8. Immunological Tests

  1. Hepatitis B surface antigen (HBsAg). The protein coat of the virus that causes hepatitis B. Found in serum in 100% of patients with hepatitis B but may be transient (present for only days). Also demonstrable in urine, tears and saliva of above patients. Present in patients with chronic hepatitis B.

  2. Anti-HBsAg (HbsAb). The antibody HBsAg. Implies exposure and immunity to hepatitis B.

  3. "e" antigen (HBeAg). A soluble antigen that is present only in individuals who also are positive for HBsAg and is a hepatitis B core protein.

  4. Anti-"e" (HBeAb). Also found in individuals positive for HBsAg. However, with antibody against "e," individuals are rarely infectious.

  5. Anti-HbcAg. Antibody to hepatitis B core proteins.. The hepatitis B core protein is manufactured in the hepatocyte nucleus and then released into the cytoplasm where it is coated with HBsAg to make the complete virus. AntiHBsAg is initially synthesized whole the B virus is actively replicating and thus, anti-HbcAg and HBsAg together are markers for continued infectivity. Anti-HBAg (HBcAb) and HBsAb together indicate recovery from hepatitis B and immunity against reinfection.

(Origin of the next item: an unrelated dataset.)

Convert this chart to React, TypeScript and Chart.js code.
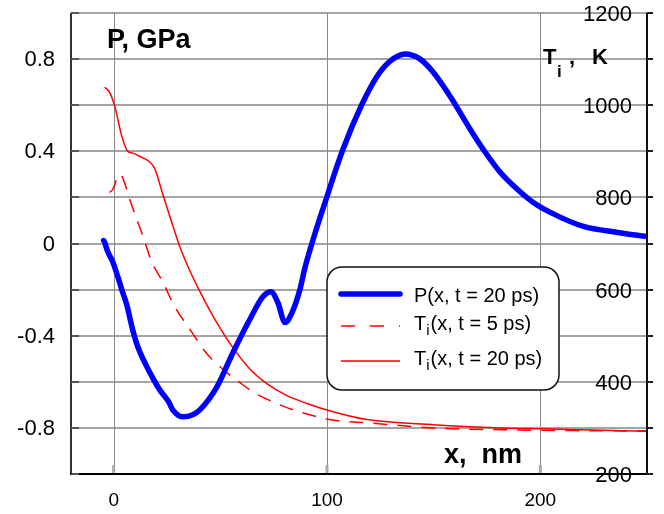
import React, { useEffect, useRef } from "react";
import { Chart, registerables } from "chart.js";

Chart.register(...registerables);

// ---- axes / ticks ----
const xTickValues = [0, 100, 200];
const pGridValues = [-1, -0.8, -0.6, -0.4, -0.2, 0, 0.2, 0.4, 0.6, 0.8, 1];
const pLabelValues = [0.8, 0.4, 0, -0.4, -0.8];
const tGridValues = [200, 300, 400, 500, 600, 700, 800, 900, 1000, 1100, 1200];
const tLabelValues = [1200, 1000, 800, 600, 400, 200];

// ---- P(x, t = 20 ps), GPa ----
const pX = [-4.7, -4.2, -2.8, -0.5, 1.9, 3.8, 6.1, 8.9, 11.3, 14.6, 18.3, 21.6, 25.8, 27.7, 32.4, 37.1, 40.4, 48.4, 55.9, 63.8, 70.0, 73.7, 77.0, 80.3, 83.6, 87.3, 89.7, 100, 107.5, 116.4, 123.5, 129.6, 136.6, 143.7, 149.8, 157.7, 167.1, 173.2, 181.2, 189.2, 196.7, 204.7, 220.2, 236.2, 250];
const pY = [0.013, 0.004, -0.035, -0.078, -0.143, -0.2, -0.265, -0.374, -0.448, -0.517, -0.583, -0.635, -0.687, -0.722, -0.752, -0.743, -0.722, -0.622, -0.474, -0.33, -0.23, -0.209, -0.257, -0.343, -0.3, -0.2, -0.104, 0.204, 0.409, 0.604, 0.726, 0.791, 0.822, 0.8, 0.743, 0.639, 0.496, 0.409, 0.309, 0.235, 0.178, 0.135, 0.074, 0.048, 0.03];

// ---- Ti(x, t = 5 ps), K ----
const ti5X = [-1.9, -0.5, 2.8, 4.2, 7.5, 13.1, 17.8, 23.0, 28.6, 36.0, 43.7, 53.1, 59.2, 65.3, 77.9, 90.6, 102.8, 118.8, 149.8, 181.2, 250];
const ti5Y = [811, 817, 850, 843, 796, 724, 661, 617, 563, 512, 461, 420, 398, 378, 350, 330, 317, 311, 300, 296, 293];

// ---- Ti(x, t = 20 ps), K ----
const ti20X = [-4.2, -1.9, 0.5, 3.8, 6.6, 8.9, 13.1, 16.0, 19.2, 23.0, 27.2, 31.0, 35.7, 40.4, 44.1, 48.4, 55.9, 63.8, 71.8, 81.2, 90.6, 102.8, 118.8, 149.8, 181.2, 200, 250];
const ti20Y = [1039, 1028, 998, 933, 900, 896, 887, 880, 863, 807, 746, 693, 641, 596, 563, 528, 474, 428, 396, 370, 353, 335, 318, 307, 300, 298, 293];

const FONT = "'Liberation Sans', Arial, sans-serif";

const seg = (ctx: any, x1: number, y1: number, x2: number, y2: number) => {
  ctx.beginPath();
  ctx.moveTo(x1, y1);
  ctx.lineTo(x2, y2);
  ctx.stroke();
};

const gridPlugin = {
  id: "hgrid",
  beforeDatasetsDraw(chart: any) {
    const { ctx, chartArea: ca, scales } = chart;
    const yP = scales.yP;
    const xs = scales.x;
    ctx.save();
    ctx.setLineDash([]);
    ctx.strokeStyle = "#a4a4a4";
    ctx.lineWidth = 2;
    pGridValues.forEach((v) => {
      const py = Math.round(yP.getPixelForValue(v));
      seg(ctx, ca.left, py, ca.right, py);
    });
    ctx.strokeStyle = "#8a8a8a";
    ctx.lineWidth = 1;
    xTickValues.forEach((v) => {
      const px = Math.round(xs.getPixelForValue(v)) + 0.5;
      seg(ctx, px, ca.top, px, ca.bottom);
    });
    ctx.restore();
  },
};

const overlayPlugin = {
  id: "overlay",
  afterDatasetsDraw(chart: any) {
    const { ctx, chartArea: ca, scales } = chart;
    const xs = scales.x;
    const yP = scales.yP;
    const yT = scales.yT;
    ctx.save();
    // axis lines
    ctx.lineCap = "butt";
    ctx.strokeStyle = "#333";
    ctx.lineWidth = 2;
    seg(ctx, ca.left, ca.top, ca.left, ca.bottom + 1);
    ctx.strokeStyle = "#111";
    seg(ctx, ca.right, ca.top, ca.right, ca.bottom + 1);
    ctx.strokeStyle = "#000";
    seg(ctx, ca.left - 1, ca.bottom, ca.right + 1, ca.bottom);
    // tick marks
    ctx.strokeStyle = "#555";
    ctx.lineWidth = 2;
    pGridValues.forEach((v) => {
      const py = Math.round(yP.getPixelForValue(v));
      seg(ctx, ca.left, py, ca.left + 8, py);
    });
    ctx.strokeStyle = "#222";
    tGridValues.forEach((v) => {
      const py = Math.round(yT.getPixelForValue(v));
      seg(ctx, ca.right, py, ca.right + 6, py);
    });
    ctx.strokeStyle = "#aaa";
    ctx.lineWidth = 3;
    xTickValues.forEach((v) => {
      const px = xs.getPixelForValue(v);
      seg(ctx, px, ca.bottom - 1, px, ca.bottom - 9);
    });

    // tick labels
    ctx.fillStyle = "#000";
    ctx.font = `22px ${FONT}`;
    ctx.textAlign = "right";
    ctx.textBaseline = "middle";
    pLabelValues.forEach((v) => {
      ctx.fillText(String(v), 55, yP.getPixelForValue(v) + 1);
    });
    tLabelValues.forEach((v) => {
      ctx.fillText(String(v), 632, yT.getPixelForValue(v) + 2);
    });
    ctx.textAlign = "center";
    ctx.font = `19px ${FONT}`;
    xTickValues.forEach((v) => {
      ctx.fillText(String(v), xs.getPixelForValue(v), 501);
    });

    // axis titles
    ctx.textBaseline = "alphabetic";
    ctx.textAlign = "left";
    ctx.font = `bold 27px ${FONT}`;
    ctx.fillText("P, GPa", 107, 48);
    ctx.fillText("x,  nm", 444, 463);
    ctx.font = `bold 22px ${FONT}`;
    ctx.fillText("T", 543, 64);
    ctx.fillText(",", 569, 64);
    ctx.fillText("K", 592, 64);
    ctx.font = `bold 17px ${FONT}`;
    ctx.fillText("i", 557, 77);

    // legend box
    const bx = 327, by = 267, bw = 232, bh = 123, r = 15;
    ctx.beginPath();
    ctx.moveTo(bx + r, by);
    ctx.lineTo(bx + bw - r, by);
    ctx.arcTo(bx + bw, by, bx + bw, by + r, r);
    ctx.lineTo(bx + bw, by + bh - r);
    ctx.arcTo(bx + bw, by + bh, bx + bw - r, by + bh, r);
    ctx.lineTo(bx + r, by + bh);
    ctx.arcTo(bx, by + bh, bx, by + bh - r, r);
    ctx.lineTo(bx, by + r);
    ctx.arcTo(bx, by, bx + r, by, r);
    ctx.closePath();
    ctx.fillStyle = "#fff";
    ctx.fill();
    ctx.strokeStyle = "#111";
    ctx.lineWidth = 1.5;
    ctx.stroke();

    // legend samples
    ctx.lineCap = "round";
    ctx.strokeStyle = "#0000ff";
    ctx.lineWidth = 5.5;
    seg(ctx, 341, 294, 400, 294);
    ctx.lineCap = "butt";
    ctx.strokeStyle = "#ff0000";
    ctx.lineWidth = 1.5;
    ctx.setLineDash([14, 15]);
    seg(ctx, 341, 326, 400, 326);
    ctx.setLineDash([]);
    seg(ctx, 341, 361, 400, 361);

    // legend text
    ctx.fillStyle = "#000";
    ctx.font = `20px ${FONT}`;
    ctx.fillText("P(x, t = 20 ps)", 414, 302);
    const subLabel = (rest: string, y: number) => {
      ctx.font = `20px ${FONT}`;
      ctx.fillText("T", 414, y);
      const tw = ctx.measureText("T").width;
      ctx.font = `15px ${FONT}`;
      ctx.fillText("i", 414 + tw, y + 5);
      const iw = ctx.measureText("i").width;
      ctx.font = `20px ${FONT}`;
      ctx.fillText(rest, 414 + tw + iw + 1, y);
    };
    subLabel("(x, t = 5 ps)", 330);
    subLabel("(x, t = 20 ps)", 365);
    ctx.restore();
  },
};

export default function App() {
  const ref = useRef<HTMLCanvasElement | null>(null);
  useEffect(() => {
    if (!ref.current) return;
    const toPts = (xs: number[], ys: number[]) => xs.map((x, i) => ({ x, y: ys[i] }));
    const chart = new Chart(ref.current, {
      type: "line",
      data: {
        datasets: [
          {
            label: "P(x, t = 20 ps)",
            data: toPts(pX, pY),
            yAxisID: "yP",
            borderColor: "#0000ff",
            borderWidth: 5.5,
            borderCapStyle: "round",
            borderJoinStyle: "round",
            pointRadius: 0,
            cubicInterpolationMode: "monotone",
          },
          {
            label: "Ti(x, t = 5 ps)",
            data: toPts(ti5X, ti5Y),
            yAxisID: "yT",
            borderColor: "#ff0000",
            borderWidth: 1.5,
            borderDash: [14, 10],
            pointRadius: 0,
            cubicInterpolationMode: "monotone",
          },
          {
            label: "Ti(x, t = 20 ps)",
            data: toPts(ti20X, ti20Y),
            yAxisID: "yT",
            borderColor: "#ff0000",
            borderWidth: 1.5,
            pointRadius: 0,
            cubicInterpolationMode: "monotone",
          },
        ],
      },
      options: {
        responsive: false,
        maintainAspectRatio: false,
        devicePixelRatio: 1,
        animation: false,
        events: [],
        layout: { padding: { left: 71, right: 17, top: 13, bottom: 40 } },
        plugins: { legend: { display: false }, tooltip: { enabled: false }, title: { display: false } },
        scales: {
          x: {
            type: "linear",
            min: -20,
            max: 250,
            afterFit: (s: any) => {
              s.height = 0;
            },
            ticks: { display: false },
            grid: { display: false, drawTicks: false },
            border: { display: false },
          },
          yP: {
            type: "linear",
            position: "left",
            min: -1,
            max: 1,
            afterFit: (s: any) => {
              s.width = 0;
            },
            ticks: { display: false },
            grid: { display: false, drawTicks: false },
            border: { display: false },
          },
          yT: {
            type: "linear",
            position: "right",
            min: 200,
            max: 1200,
            afterFit: (s: any) => {
              s.width = 0;
            },
            ticks: { display: false },
            grid: { display: false, drawTicks: false },
            border: { display: false },
          },
        },
      },
      plugins: [gridPlugin, overlayPlugin],
    } as any);
    return () => chart.destroy();
  }, []);
  return (
    <div style={{ position: "absolute", left: 0, top: 0, width: 664, height: 514, background: "#fff" }}>
      <canvas ref={ref} width={664} height={514} style={{ width: 664, height: 514, display: "block" }} />
    </div>
  );
}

  6. Anti-A. Antibody to hepatitis A. IgG antibody implies previous exposure and immunity to hepatitis A; (infectious hepatitis). IgM antibody implies current hepatitis A infection.

  7. Anti-Delta. Antibody to delta hepatitis virus – may be IgM or IgG.

  8. Anti-C. Antibody present in sera of patients with chronic hepatitis C (formerly called non-A, non-B hepatitis). There are two ways to detect it. The Elisa test is sensitive but non-specific. If the Elisa test is positive, the specificity can be confirmed with a RIBA (radioimmunoblot assay), which is more specific.

  9. Autoantibodies

    1. Antimitochondrial antibody: an antibody that reacts with mitochondrial of all organs from many mammalian species. It is present in serum of 95% of patients with primary biliary cirrhosis and usually absent in patients with mechanical bile and duct obstruction. It is present in 1-5% of patients with other types of liver disease and in up to 15% of patients with chronic hepatitis. Its antigens are enzymes in the pyruvate dehydrogenase enzyme complex of mitochondria.

    2. Anti-smooth muscle antibody (SMA). Used by some in the diagnosis of chronic hepatitis but is of relatively little value. In some studies, its presence parallels the elevation of the aminotransferases; it is non-specific.

    3. Antinuclear antibody (ANA). Nonspecific antibody present in many patients with autoimmune chronic hepatitis and some with primary biliary cirrhosis.

9. Markers of Hepatic Synthetic Capacity

  1. Albumin (see above)

  2. Prothrombin time (PT): All of the major coagulation factors are synthesized in the liver (except for Factor VIII – made vascular endothelium and R-E cells). The PT is a measure of how long it takes blood to clot. It specifically assesses the extrinsic coagulation cascade (Factors I, II, V, VII, and X). In addition to liver dysfunction, vitamin K deficiency is another cause of a prolonged PT. Remember, Factors II, VII, IX, and X are vitamin K dependent. Therefore, in differentiating the cause for a prolonged PT, supplemental vitamin K is often administered and then the PT is rechecked. In pure vitamin K deficiency (from malnutrition for example) the PT should normalize after administration of vitamin K.

10. Other Techniques Used in the Diagnosis of Liver and Biliary Tree Disorders

  1. Liver scans

    1. Those dependent on uptake by R-E (reticulo-endothelial) cells

      1. Technetium bound to sulfur colloid

    2. Scans dependent upon uptake by parenchymal cells and excretion into bile – HIDA, PIPIDA, DISIDA and other iodine-containing chemicals.

    3. Uses of scan: Tc sulfur colloid and abscesses. HIDA-type scan are most useful to detect acute cholecystitis. They normally are concentrated in the liver and then the gallbladder. The cystic duct is usually occluded in acute cholecystitis and HIDA cannot enter the gallbladder. A positive HIDA scan is one in which the liver and common bile duct are seen but not the gallbladder.

  2. Oral and IV Cholangiography – rarely used today

  3. Percutaneous cholangiography

  4. Bile duct cannulation via Duodenoscopy (ERCP=endoscopic retrograde cholangiopancreatography)

  5. Ultrasonography

  6. CT Scans and MRI Scans